Publications
Publications
- July 2009
- Journal of Experimental Social Psychology
Bad Riddance or Good Rubbish? Ownership and Not Loss Aversion Causes the Endowment Effect
By: C. K. Morewedge, L. L. Shu, D. T. Gilbert and T. D. Wilson
Abstract
People typically demand more to relinquish the goods they own than they would be willing to pay to acquire those goods if they didn't already own them (the endowment effect). The standard economic explanation of this phenomenon is that people expect the pain of relinquishing a good to be greater than the pleasure of acquiring it (the sellership account). The standard psychological explanation is that people are reluctant to relinquish the goods they own simply because they associate those goods with themselves and not because they expect relinquishing them to be especially painful (the ownership account). Because sellers are usually owners, sellership and ownership have been confounded in previous studies of the endowment effect.

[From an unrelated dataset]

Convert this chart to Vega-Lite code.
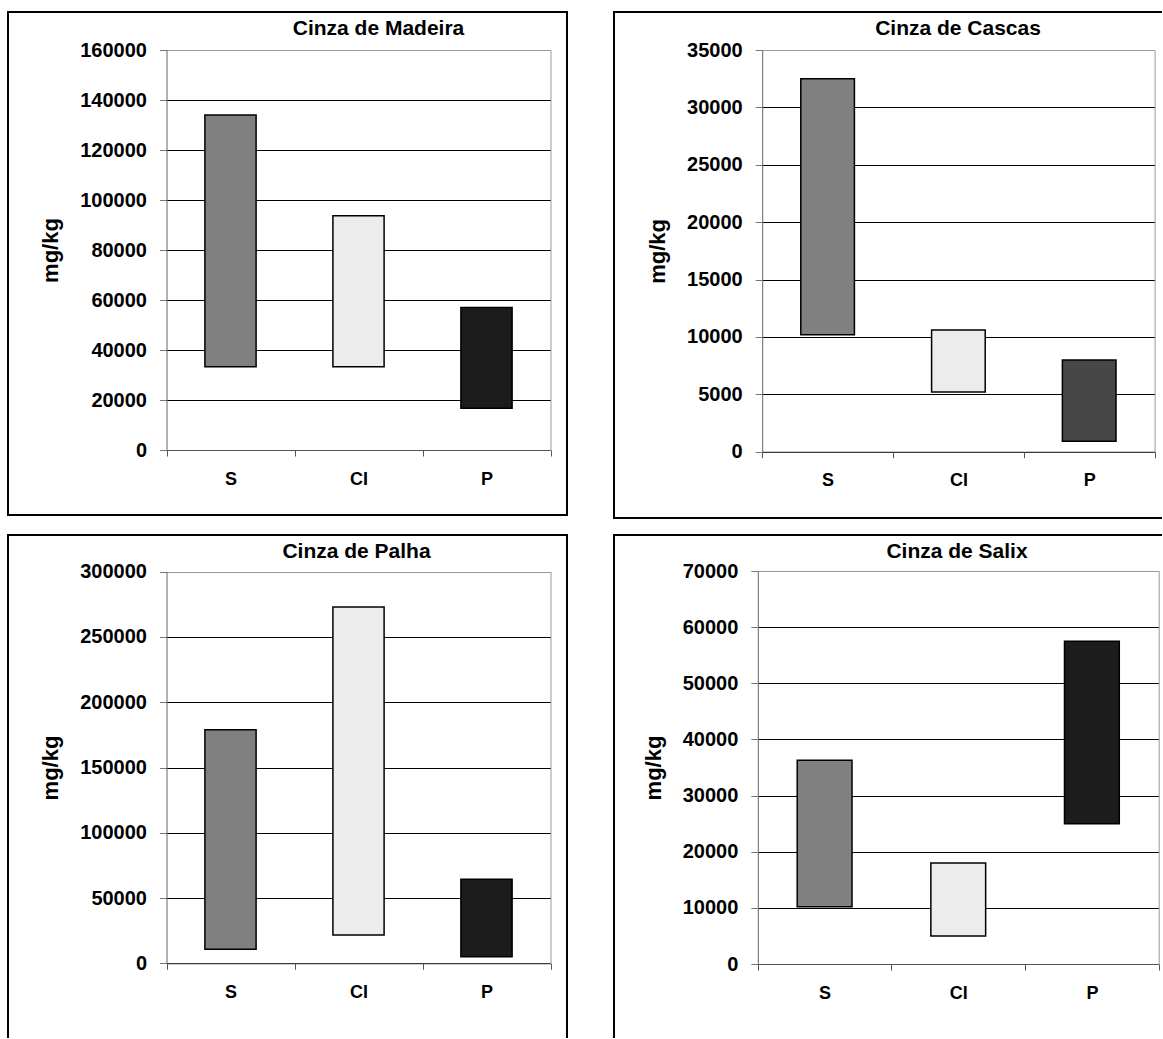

In two experiments that deconfounded them, ownership produced an endowment effect but sellership did not. In Experiment 1, buyers were willing to pay just as much for a coffee mug as sellers demanded if the buyers already happened to own an identical mug. In Experiment 2, buyers' brokers and sellers' brokers agreed on the price of a mug, but both brokers traded at higher prices when they happened to own mugs that were identical to the ones they were trading. In short, the endowment effect disappeared when buyers were owners and when sellers were not, suggesting that ownership and not sellership causes the endowment effect in the standard experimental paradigm.
Keywords
Citation
Morewedge, C. K., L. L. Shu, D. T. Gilbert, and T. D. Wilson. "Bad Riddance or Good Rubbish? Ownership and Not Loss Aversion Causes the Endowment Effect." Journal of Experimental Social Psychology 45, no. 4 (July 2009): 947–951.